Tuesday, May 7, 2013

two birds

I don't live alone, and that means that I share a kitchen and pantry, a living room, a dining room, and a bathroom.  I share a porch and all the other little spaces, too.  The cabinet under the sink where the dish towels are, where the plastic and paper bags from grocery outings are, where the cleaning products and the trash bags are; the drawer under the kitchen counter where the knives are; the cabinet in the back of the pantry where the bulky and seldom used kitchen items are; the two boxes under the pantry shelves where the tupperware containers and jar lids are; the drawers underneath the china cabinet where the sheets of floral patterned fabric and ceramic baking dishes are; the nook beside the plant table in the front room where our guitars are; the flat surfaces throughout the apartment where little piles of junk mail and books periodically build up and disperse.  This is all normal household living.  What I don't share is the attic studio where I am now.  My roommate and his girlfriend were preparing to leave for New York when I woke up this morning.  A pot of water was boiling on the stove, my roommate's new French press loaded and ready beside it.  I put another pot of water on the stove, sang a few lines of choo-choo cha-boogie, and headed to the attic to pee.   

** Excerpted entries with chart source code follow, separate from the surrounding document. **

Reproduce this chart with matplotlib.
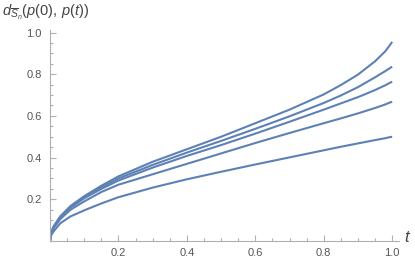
import matplotlib
matplotlib.use("Agg")
import matplotlib.pyplot as plt
from matplotlib.ticker import MultipleLocator, FixedLocator

# sample points
t = [0, 0.003, 0.01, 0.03, 0.06, 0.1, 0.15, 0.2, 0.3, 0.4, 0.5, 0.6, 0.7, 0.8, 0.85, 0.9, 0.95, 0.98, 0.99, 1.0]

curve_1 = [0, 0.04, 0.068, 0.118, 0.168, 0.215, 0.265, 0.31, 0.38, 0.44, 0.50, 0.565, 0.63, 0.703, 0.748, 0.798, 0.862, 0.91, 0.932, 0.955]
curve_2 = [0, 0.038, 0.067, 0.116, 0.165, 0.21, 0.258, 0.30, 0.365, 0.424, 0.48, 0.538, 0.598, 0.662, 0.698, 0.738, 0.785, 0.815, 0.826, 0.836]
curve_3 = [0, 0.037, 0.065, 0.113, 0.16, 0.205, 0.25, 0.29, 0.352, 0.408, 0.46, 0.515, 0.572, 0.63, 0.66, 0.69, 0.724, 0.747, 0.756, 0.764]
curve_4 = [0, 0.034, 0.06, 0.105, 0.15, 0.19, 0.235, 0.27, 0.32, 0.37, 0.42, 0.47, 0.518, 0.565, 0.588, 0.612, 0.638, 0.655, 0.662, 0.668]
curve_5 = [0, 0.026, 0.045, 0.085, 0.118, 0.147, 0.18, 0.21, 0.256, 0.296, 0.332, 0.367, 0.401, 0.435, 0.452, 0.468, 0.484, 0.493, 0.497, 0.5]

x_ticks = [0.2, 0.4, 0.6, 0.8, 1.0]
y_ticks = [0.2, 0.4, 0.6, 0.8, 1.0]

plt.rcParams['font.family'] = ['Liberation Sans', 'DejaVu Sans']
plt.rcParams['mathtext.fontset'] = 'custom'
plt.rcParams['mathtext.rm'] = 'Liberation Sans'
plt.rcParams['mathtext.it'] = 'Liberation Sans:italic'

line_color = '#5e81b5'
axis_color = '#b0b0b0'
text_color = '#555555'

fig = plt.figure(figsize=(4.15, 2.59), dpi=100)
ax = fig.add_axes([50 / 415, 18 / 259, 349 / 415, 211 / 259])

for ys in [curve_1, curve_2, curve_3, curve_4, curve_5]:
    ax.plot(t, ys, color=line_color, lw=1.5, solid_capstyle='butt',
            solid_joinstyle='round')

ax.set_xlim(0, 1.02)
ax.set_ylim(0, 1.012)

for s in ['top', 'right']:
    ax.spines[s].set_visible(False)
for s in ['left', 'bottom']:
    ax.spines[s].set_color(axis_color)
    ax.spines[s].set_linewidth(0.8)

ax.xaxis.set_major_locator(FixedLocator(x_ticks))
ax.yaxis.set_major_locator(FixedLocator(y_ticks))
ax.xaxis.set_minor_locator(MultipleLocator(0.05))
ax.yaxis.set_minor_locator(MultipleLocator(0.05))
ax.set_xticklabels([f'{v:.1f}' for v in x_ticks])
ax.set_yticklabels([f'{v:.1f}' for v in y_ticks])

ax.tick_params(which='both', direction='in', color=axis_color, width=0.8,
               labelcolor=text_color, labelsize=8)
ax.tick_params(which='major', length=4)
ax.tick_params(which='minor', length=2.2)
ax.tick_params(axis='x', pad=5)
ax.tick_params(axis='y', pad=6)

fig.text(2 / 415, 1 - 3 / 259, r'$d_{\overline{S}_n}(p(0),\, p(t))$',
         fontsize=10.5, color='#444444', va='top', ha='left')
fig.text(404 / 415, 1 - 238 / 259, r'$t$', fontsize=12,
         color='#444444', va='center', ha='left')

fig.savefig('out.png', dpi=100)
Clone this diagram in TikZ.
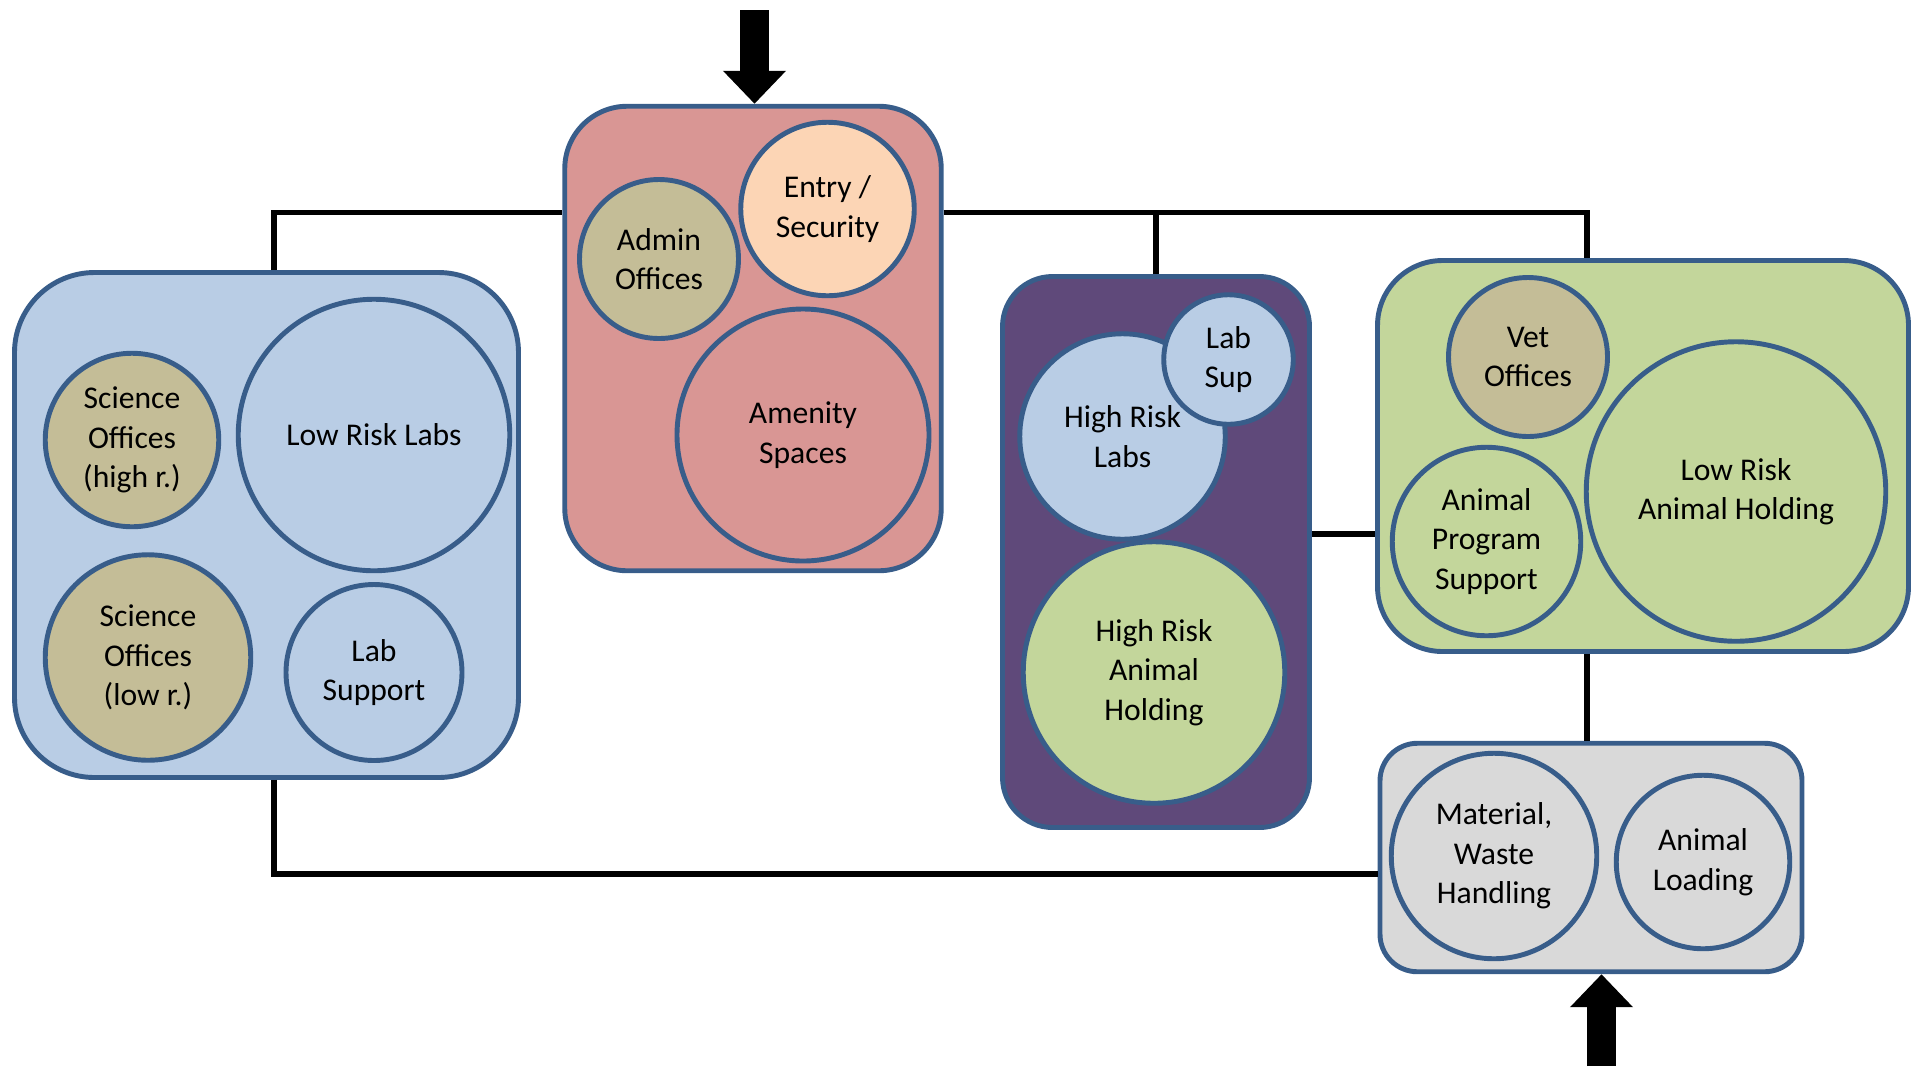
\documentclass[tikz,border=0pt]{standalone}
\usepackage{fontspec}
\setmainfont{Carlito}
\usepackage{xcolor}
\usepackage{tikz}
\usetikzlibrary{arrows.meta}

\definecolor{edgeblue}{HTML}{385D8A}
\definecolor{skyblue}{HTML}{B9CDE5}
\definecolor{tanbox}{HTML}{C4BD97}
\definecolor{rosebox}{HTML}{D99694}
\definecolor{peach}{HTML}{FCD5B5}
\definecolor{plum}{HTML}{5F497A}
\definecolor{olive}{HTML}{C3D69B}
\definecolor{greybox}{HTML}{D9D9D9}

\begin{document}
\begin{tikzpicture}[
        zone/.style={rectangle, draw=edgeblue, line width=2.8pt, rounded corners=#1},
        zone/.default=1.2cm,
        room/.style={circle, draw=edgeblue, line width=2.8pt, inner sep=0pt, align=center, font=\fontsize{18}{22.5}\selectfont},
        link/.style={line width=3.3pt, black},
        bigarrow/.style={line width=0.59cm, black, -{Triangle[width=1.22cm, length=0.66cm]}}
    ]
        \useasboundingbox (0,0) rectangle (38.34,-21.32);

        % Lab wing
        \node[zone=1.6cm, fill=skyblue, minimum width=10.08cm, minimum height=10.10cm] (labbox) at (5.33,-10.50) {};
        \node[room, fill=tanbox, minimum size=3.47cm] (scihigh) at (2.64,-8.80) {Science\\Offices\\(high r.)};
        \node[room, fill=skyblue, minimum size=5.43cm] (lowlabs) at (7.48,-8.70) {Low Risk Labs};
        \node[room, fill=tanbox, minimum size=4.11cm] (scilow) at (2.96,-13.15) {Science\\Offices\\(low r.)};
        \node[room, fill=skyblue, minimum size=3.52cm] (labsupport) at (7.48,-13.45) {Lab\\Support};

        % Front of house
        \node[zone=1.25cm, fill=rosebox, minimum width=7.53cm, minimum height=9.29cm] (frontbox) at (15.06,-6.77) {};
        \node[room, fill=tanbox, minimum size=3.18cm] (admin) at (13.18,-5.18) {Admin\\Offices};
        \node[room, fill=peach, minimum size=3.47cm] (entry) at (16.55,-4.18) {Entry /\\Security};
        \node[room, fill=rosebox, minimum size=5.04cm] (amenity) at (16.06,-8.70) {Amenity\\Spaces};

        % High risk suite
        \node[zone=1.0cm, fill=plum, minimum width=6.14cm, minimum height=11.02cm] (riskbox) at (23.12,-11.04) {};
        \node[room, fill=skyblue, minimum size=4.11cm] (hrlabs) at (22.45,-8.73) {High Risk\\Labs};
        \node[room, fill=skyblue, minimum size=2.59cm] (labsup) at (24.57,-7.19) {Lab\\Sup};
        \node[room, fill=olive, minimum size=5.23cm] (hrholding) at (23.08,-13.45) {High Risk\\Animal\\Holding};

        % Vivarium
        \node[zone=1.3cm, fill=olive, minimum width=10.62cm, minimum height=7.82cm] (animalbox) at (32.86,-9.12) {};
        \node[room, fill=tanbox, minimum size=3.18cm] (vet) at (30.56,-7.14) {Vet\\Offices};
        \node[room, fill=olive, minimum size=3.77cm] (progsup) at (29.73,-10.83) {Animal\\Program\\Support};
        \node[room, fill=olive, minimum size=5.99cm] (lowholding) at (34.72,-9.83) {Low Risk\\Animal Holding};

        % Service dock
        \node[zone=0.75cm, fill=greybox, minimum width=8.44cm, minimum height=4.57cm] (loadbox) at (31.82,-17.15) {};
        \node[room, fill=greybox, minimum size=4.11cm] (waste) at (29.88,-17.12) {Material,\\Waste\\Handling};
        \node[room, fill=greybox, minimum size=3.47cm] (loading) at (34.06,-17.24) {Animal\\Loading};

        % Corridors
        \coordinate (hall) at (0,-4.25);
        \coordinate (bridge) at (0,-10.68);
        \coordinate (yard) at (0,-17.48);
        \coordinate (entrance) at (15.09,-0.20);
        \coordinate (dock) at (32.03,-21.32);

        \draw[link] ([xshift=0.15cm]labbox.north) |- (frontbox.west |- hall);
        \draw[link] (frontbox.east |- hall) -| ([xshift=-0.08cm]animalbox.north -| loadbox.north);
        \draw[link] (riskbox.north) -- (riskbox.north |- hall);
        \draw[link] (riskbox.east |- bridge) -- (animalbox.west |- bridge);
        \draw[link] ([xshift=-0.08cm]animalbox.south -| loadbox.north) -- ([xshift=-0.08cm]loadbox.north);
        \draw[link] ([xshift=0.15cm]labbox.south) |- (loadbox.west |- yard);

        % Entrances
        \draw[bigarrow] (entrance) -- (entrance |- frontbox.north);
        \draw[bigarrow] (dock) -- (dock |- loadbox.south);
    \end{tikzpicture}
\end{document}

The attic is very cool and quiet this morning.  It's mostly uninsulated and mostly unfinished.  Old sheets of fiberglass insulation sag from the roof rafters in some places.  There are white dots of bird shit on all the windowsills.  Birds nest under the eaves of the house and sometimes find their way inside.  Twice last winter I came up here and found dead starlings on the unfinished floor by the front window.  I took the first one to the back window and threw it onto the snow, three floors down in the back yard.  The snow at the time had crusted over, and the dead starling spanked it without ceremony.  It was dead; I hadn't killed it; but still I felt as if I had done the bird some cosmic disrespect by throwing it out the window.  I figured I would find it in the spring and deal with it then.  I put the second bird into a plastic grocery bag and carried it downstairs and outside, where I dropped it in the garbage.  Both birds were dead, stone dead.  They had become objects for disposal.  I would not throw an empty beer bottle out the window, but I threw that first bird out the window.  It seemed like a small, savage act, and one that I needed to repair.  When my landlords visited in the late winter, I told them about the birds, and we made another attempt to stuff the likely holes under the eaves to prevent future birds from becoming trapped up here.    


It's not that I mind dead bodies, nor do I mind the dots of bird shit.  In fact, the live birds that sometimes inhabit this space feel like companions to me.  What bothers me is the panic the birds feel as they repeatedly slam into the front window, looking for egress.  They come in assuming that they can come out, but they cannot.  I have shooed many trapped birds out.  They are all nervous.  They hop around, fly onto a rafter, perch momentarily, fly onto another rafter.  I open all the windows, follow them around methodically and slowly with a broom, encouraging them toward an open window.  This attic studio is a place of peace for me.  When I come up here, my anxieties do not follow me.  It's as if they are dumbbells or heavy pieces of furniture that cannot make it up the three flights of stairs between the apartment where I live, fret and love, and the attic where I look down on the neighborhood that embraces me.  We like to think of birds as creatures that are free to soar over the world, creatures that are free of earthly troubles, but I would never want to be a terrified starling in a middling artist's studio.